The Beatles returned Monroe to the 1960s Friday night.
No, not the real Beatles. The Stars of Beatlemania, an internationally renowned group of performers who imitate the Beatles with their style, clothing, and, of course, their music.
“I loved it; they were really good,” Newport resident Debbie Smith said.
Smith attended the concert with her husband, daughter and mother. During the concert, Smith and daughter Angie held up colorful signs with the names of their favorite Beatles and favorite Beatles’ songs.
“I like Paul,” Angie said.
According to Smith, her mother Carol Irvin is to blame for her love of The Beatles.
“I grew up with them,” Irvin said about The Beatles. “I didn’t know it would cause this, though,” she said with a smile, referring to her daughter’s and granddaughter’s enthusiasm for The Beatles.
The concert began with a video that included clips of the Kennedys in the early 1960s and transitioned into the beginning of The Beatles’ popularity, which occurred around the same time.

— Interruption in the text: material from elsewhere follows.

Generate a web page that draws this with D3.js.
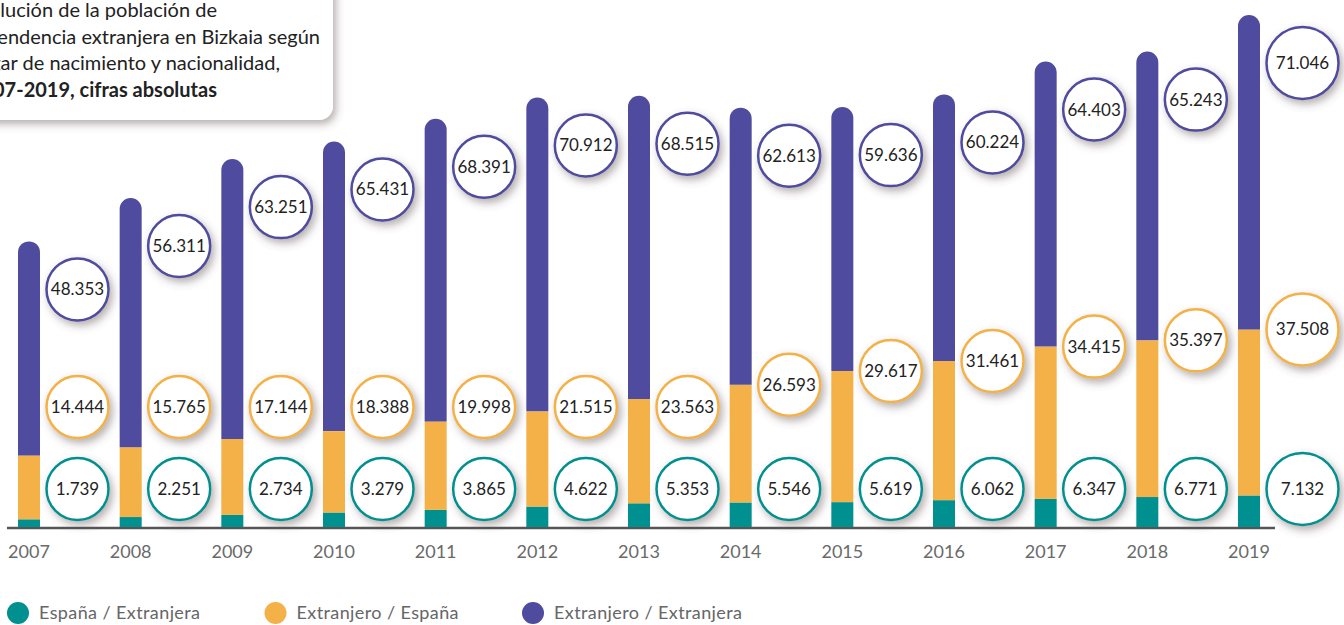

The Stars of Beatlemania began to play their first song as an imitation of The Beatles’ performance on the Ed Sullivan Show. The performers were dressed in suits identical to the ones The Beatles often wore at performances early in their career, and particularly in their Ed Sullivan Show performance.
The opening song was “I Want to Hold Your Hand,” followed by “Please Please Me.”
Paul McCartney, portrayed by Alan LeBoeuf, greeted the crowd.
“These songs are all sing-along, no need to be shy,” LeBoeuf said.
The audience, which filled up about three-quarters of the Meyer Theater, whistled and screamed for the performers as they played.
Next, the stars played “Do You Want to Know a Secret,” “This Boy,” and “I Saw Her Standing There,” which were all hits from The Beatles’ early career.
The Stars of Beatlemania imitated The Beatles from their accents to their onstage characteristics and humor. The group has performed all over the world, and even play the original Gretch, Rickenbacker and Hofner guitars through the same Vox amplifiers The Beatles used.
The group took a brief break to change costumes for the next part of The Beatles’ career, while another short video played.
A black and white commercial for Anacin, a pain reliever, played first, which brought laughter from the audience. Clips from student protests, jazz festivals, and old movies that mentioned The Beatles played as well, which indicated that The Beatles had become a household name due to their popularity.
The group came out dressed in black turtlenecks and pants and played “Day Tripper,” “She’s a Woman,” “In My Life,” “Taxman,” “Yesterday,” and “Got To Get You Into My Life,” which all came out in the mid-60s.
“I’d like to say on behalf of the boys and myself that it’s great to be here in beautiful Monroe, Michigan,” LeBouef- as-McCartney said to cheers and screams from the audience.
The performers took another break to change into their next costumes while another video began. The video portrayed the later 1960s, when the hippie subculture peaked.
It was no surprise when the band came out next wearing elaborate costumes identical to those The Beatles wore for their Sgt. Pepper’s Lonely Hearts Club Band album; the first album where they experimented with the psychedelic rock style in 1967.
The group played “Sgt. Pepper’s Lonely Hearts Club Band,” “Hello, Goodbye,” “Penny Lane,” and “A Day in the Life.”
Another video played while the group changed costumes. The video showed clips of Bobby Kennedy and Martin Luther King, Jr., as well as the news of their assassinations, which served to introduce the next part of The Beatles’ career — in 1968.
The Stars of Beatlemania came out in their final costumes to play “Revolution.” The group wore identical clothing to The Beatles’ Abbey Road album, which was released in 1969. They played “Get Back” and “Come Together,” when LeBoeuf-as-McCartney spoke again.
He gave a word of thanks to those who made the night possible, and spoke of the “lovely” hotel they were staying in.
“The towels were so fluffy I couldn’t close my suitcase,” he joked.
Next, David Brighton, who portrayed George Harrison, played “Something.” James Irizarry as John Lennon played Lennon’s post-Beatles hit, “Imagine,” and LeBoeuf played “Hey Jude,” getting the crowd involved.
The group thanked the audience and walked offstage; a standing ovation brought the performers out again for another song, “Twist and Shout.” The audience danced and clapped along.
After the show, the men from The Stars of Beatlemania came out to greet fans, including the Smiths.
“So who broke up the band?” Mark Smith asked the group.
“It was my fault, my head went like this,” LeBoeuf joked, holding up his hands to pretend he was McCartney, who was rumored to have contributed to The Beatles’ split partly because of a big ego.
The men talked about what it’s like to become a Beatle, particularly how it took a lot of work and studying to become the fab four.
“I used to be a mailman—this is much better,” Joe Bologna, who played Beatle drummer Ringo Starr, said with a big smile.